L’ascensore sociale è rotto ed il cinismo è la dottrina maggioritaria, poiché ormai l’orizzonte è solo quello del de minimis. V’è forse una riforma del processo civile che possa porre rimedio a questo? Evidentemente no. Il problema è culturale, di sistema paese: il processo civile in questo è lo specchio dell’attualità.
Tornando al versante tecnico, e per concludere, è stato avviato il processo telematico e la pec, è in fase di perfezionamento e lancio la legge delega sulla riforma dei riti civili. Quest’ultima è un’opera di disboscamento della selva di riti quanto mai necessaria, per estirpare regole particolari che hanno creato enclave normative – processi nel processo -; una pulizia delle incrostazioni avvicendatesi nel tempo.
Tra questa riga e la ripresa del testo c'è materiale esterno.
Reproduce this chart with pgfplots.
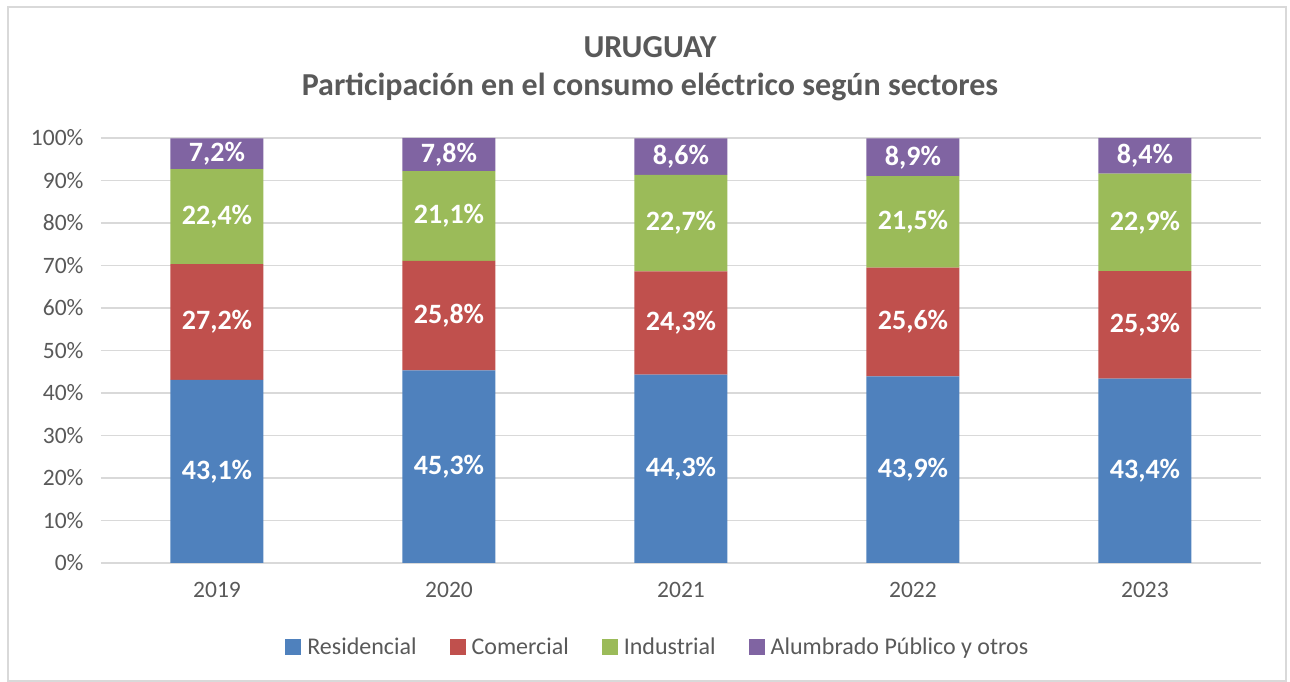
\documentclass[border=0pt]{standalone}
\usepackage{pgfplots}
\pgfplotsset{compat=1.18}
\usepackage{pgfplotstable}
\usepackage{fontspec}
\setmainfont{Carlito}
\definecolor{cres}{HTML}{4F81BD}
\definecolor{ccom}{HTML}{C0504D}
\definecolor{cind}{HTML}{9BBB59}
\definecolor{calu}{HTML}{8064A2}
\definecolor{txtgray}{HTML}{595959}
\definecolor{gridgray}{HTML}{D9D9D9}
\pgfplotstableread{
x res com ind alu
0 43.1 27.2 22.4 7.2
1 45.3 25.8 21.1 7.8
2 44.3 24.3 22.7 8.6
3 43.9 25.6 21.5 8.9
4 43.4 25.3 22.9 8.4
}\data
\pgfplotsset{
  common/.style={
    scale only axis, width=1160pt, height=425pt,
    at={(0pt,0pt)}, anchor=south west,
    xmin=-0.5, xmax=4.5, ymin=0, ymax=100,
  },
  lbl/.style={draw=none, mark=none, nodes near coords={\pgfmathprintnumber[fixed,fixed zerofill,precision=1,use comma,assume math mode=true]{\pgfplotspointmeta}\%},
    every node near coord/.style={text=white, anchor=center, font=\bfseries\fontsize{28}{32}\selectfont}},
}
\begin{document}
\begin{tikzpicture}[x=1pt,y=1pt]
\path[use as bounding box] (-101,-119) rectangle (1189,563);
\draw[gridgray, line width=1.2pt] (-93,-118) rectangle (1185,556);
\node[font=\bfseries\fontsize{32}{36}\selectfont, text=txtgray] at (549,516) {URUGUAY};
\node[font=\bfseries\fontsize{32}{36}\selectfont, text=txtgray] at (549,476) {Participación en el consumo eléctrico según sectores};
\begin{axis}[common,
  ybar stacked, bar width=93pt,
  axis line style={draw=none}, major tick length=0pt,
  ymajorgrids, grid style={gridgray, line width=1.5pt},
  xtick={0,1,2,3,4}, xticklabels={2019,2020,2021,2022,2023},
  ytick={0,10,...,100},
  yticklabel={\pgfmathprintnumber[assume math mode=true]{\tick}\%},
  ticklabel style={font=\fontsize{23.5}{27}\selectfont, text=txtgray},
  yticklabel style={xshift=-14pt},
  xticklabel style={yshift=-16pt},
  legend columns=4,
  legend style={draw=none, fill=none, at={(axis description cs:0.480,0)}, yshift=-84pt, anchor=center,
    font=\fontsize{24}{28}\selectfont, text=txtgray,
    /tikz/every odd column/.append style={column sep=4pt},
    /tikz/every even column/.append style={column sep=31pt}},
  legend image code/.code={\fill[#1] (0pt,-8pt) rectangle (16pt,8pt);},
  legend cell align=left,
]
\addplot[fill=cres, draw=none] table[x=x,y=res]{\data};
\addplot[fill=ccom, draw=none] table[x=x,y=com]{\data};
\addplot[fill=cind, draw=none] table[x=x,y=ind]{\data};
\addplot[fill=calu, draw=none] table[x=x,y=alu]{\data};
\legend{Residencial,Comercial,Industrial,Alumbrado Público y otros}
\end{axis}
\begin{axis}[common, hide axis]
\addplot[lbl, point meta=\thisrow{res}] table[x=x, y expr=\thisrow{res}/2]{\data};
\addplot[lbl, point meta=\thisrow{com}] table[x=x, y expr=\thisrow{res}+\thisrow{com}/2]{\data};
\addplot[lbl, point meta=\thisrow{ind}] table[x=x, y expr=\thisrow{res}+\thisrow{com}+\thisrow{ind}/2]{\data};
\addplot[lbl, point meta=\thisrow{alu}] table[x=x, y expr=\thisrow{res}+\thisrow{com}+\thisrow{ind}+\thisrow{alu}/2]{\data};
\end{axis}
\end{tikzpicture}
\end{document}
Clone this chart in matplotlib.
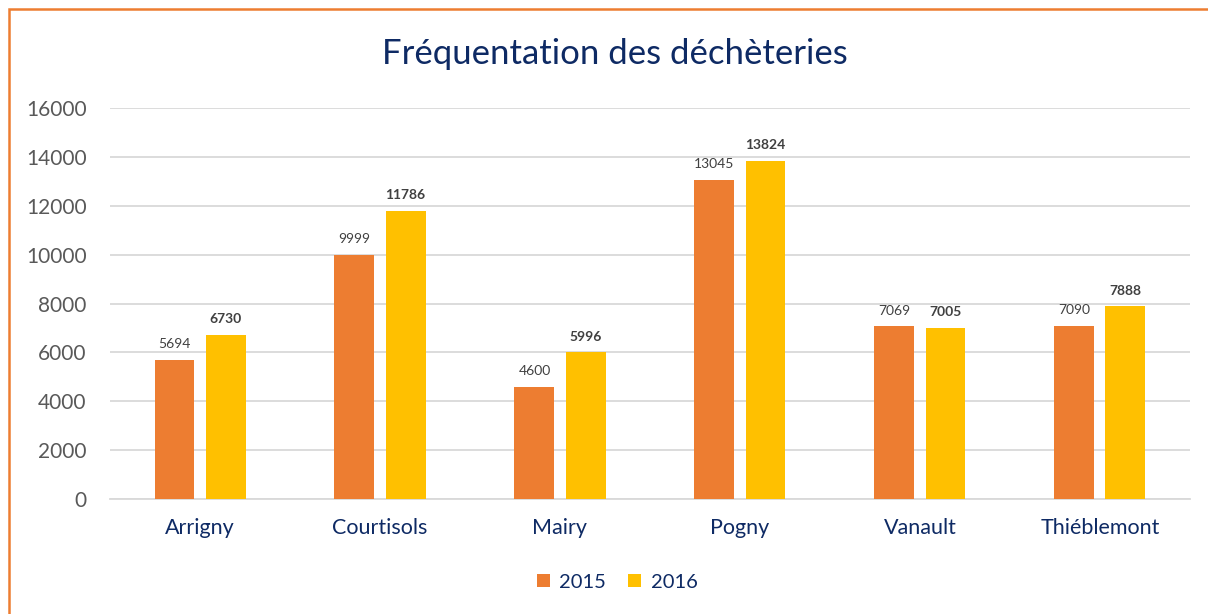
import matplotlib
matplotlib.use("Agg")
import matplotlib.pyplot as plt
import numpy as np
from matplotlib.patches import Rectangle

categories = ["Arrigny", "Courtisols", "Mairy", "Pogny", "Vanault", "Thiéblemont"]
values_2015 = [5694, 9999, 4600, 13045, 7069, 7090]
values_2016 = [6730, 11786, 5996, 13824, 7005, 7888]
series_names = ["2015", "2016"]
yticks = [0, 2000, 4000, 6000, 8000, 10000, 12000, 14000, 16000]

plt.rcParams['font.family'] = ['Lato', 'DejaVu Sans']

NAVY = "#0E2A64"

fig = plt.figure(figsize=(12.08, 6.14), dpi=100)
ax = fig.add_axes([0.0911, 0.1873, 0.8939, 0.6368])

x = np.arange(len(categories))
w = 0.222
off = 0.142
b1 = ax.bar(x - off, values_2015, w, color="#ED7D31", label=series_names[0], zorder=3)
b2 = ax.bar(x + off, values_2016, w, color="#FFC000", label=series_names[1], zorder=3)

for rect, v in zip(b1, values_2015):
    ax.annotate(f"{v}", (rect.get_x() + rect.get_width() / 2, v), xytext=(0, 7),
                textcoords="offset points", ha="center", va="bottom", fontsize=10, color="#404040")
for rect, v in zip(b2, values_2016):
    ax.annotate(f"{v}", (rect.get_x() + rect.get_width() / 2, v), xytext=(0, 7),
                textcoords="offset points", ha="center", va="bottom", fontsize=10,
                color="#404040", fontweight="bold")

ax.set_xlim(-0.5, len(categories) - 0.5)
ax.set_ylim(0, 16000)
ax.set_yticks(yticks)
ax.set_yticklabels([str(t) for t in yticks], fontsize=15, color="#595959")
ax.set_xticks(x)
ax.set_xticklabels(categories, fontsize=15.5, color=NAVY)
ax.tick_params(axis="both", length=0)
ax.tick_params(axis="y", pad=17)
ax.tick_params(axis="x", pad=14)
ax.grid(axis="y", color="#D9D9D9", linewidth=1.3, zorder=0)
for s in ["top", "right", "left"]:
    ax.spines[s].set_visible(False)
ax.spines["bottom"].set_color("#D9D9D9")
ax.spines["bottom"].set_linewidth(1.3)

fig.text(0.509, 0.912, "Fréquentation des déchèteries", ha="center", va="center",
         fontsize=25, color=NAVY)

leg = fig.legend(handles=[b1, b2], labels=series_names, loc="center", bbox_to_anchor=(0.511, 0.052),
                 ncol=2, frameon=False, fontsize=14.5, handlelength=0.65, handleheight=0.65,
                 columnspacing=1.1, handletextpad=0.45)
for t in leg.get_texts():
    t.set_color(NAVY)

fig.patches.append(Rectangle((9 / 1208, -0.5), 2.0, 0.5 + (1 - 9 / 614),
                             transform=fig.transFigure, fill=False,
                             edgecolor="#ED7D31", linewidth=1.8, zorder=10))

fig.savefig("out.png", dpi=100, facecolor="white")
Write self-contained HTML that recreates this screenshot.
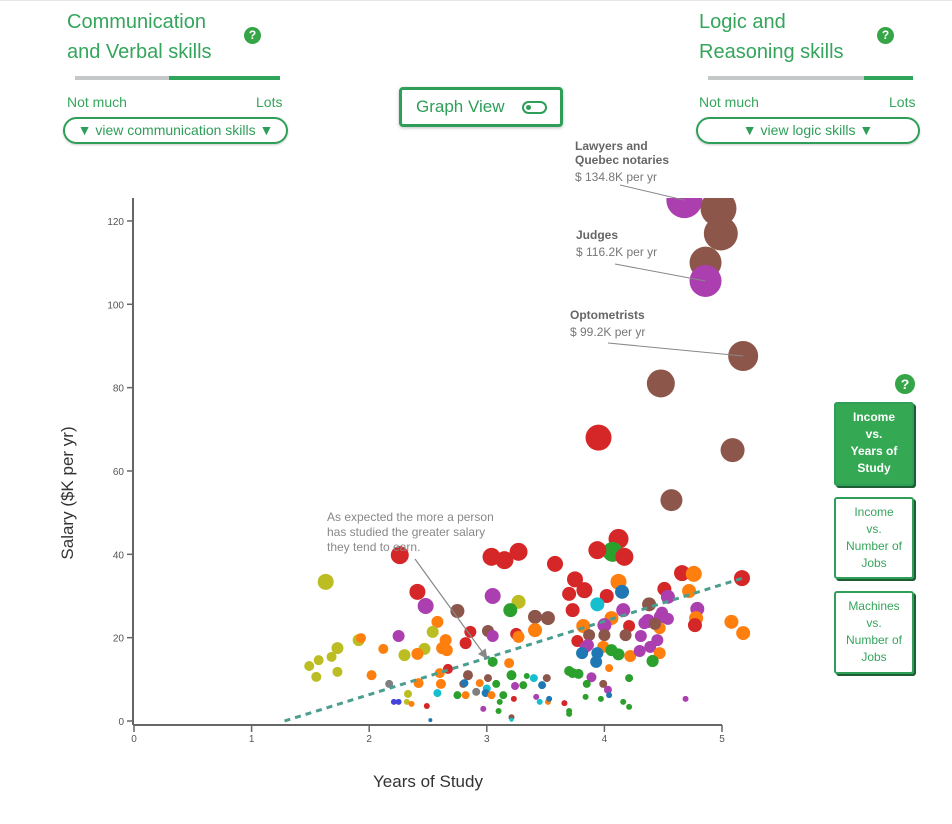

Occorre, infatti, avere certezze sui moduli processuali, sui tempi delle loro gestione e sul loro funzionamento. Sembrerà semplicistico, ma si tratta forse del passo più importante per la riforma della giustizia civile; ma anche di questo tema, al di là delle opinioni degli addetti ai lavori, non si parla a sufficienza ed in maniera informata. Mi riservo di ritornare sull’argomento.
Una maggiore attenzione ai sistemi di soluzione dei conflitti civili è sintomo di rispetto per le vicende dell’individuo, credo proprio che valga la pena alimentare un confronto informato e serio sul tema per creare condizioni di favore ed incoraggiare le iniziative in atto, forse anche correggerle, ma comunque condurle fino in fondo.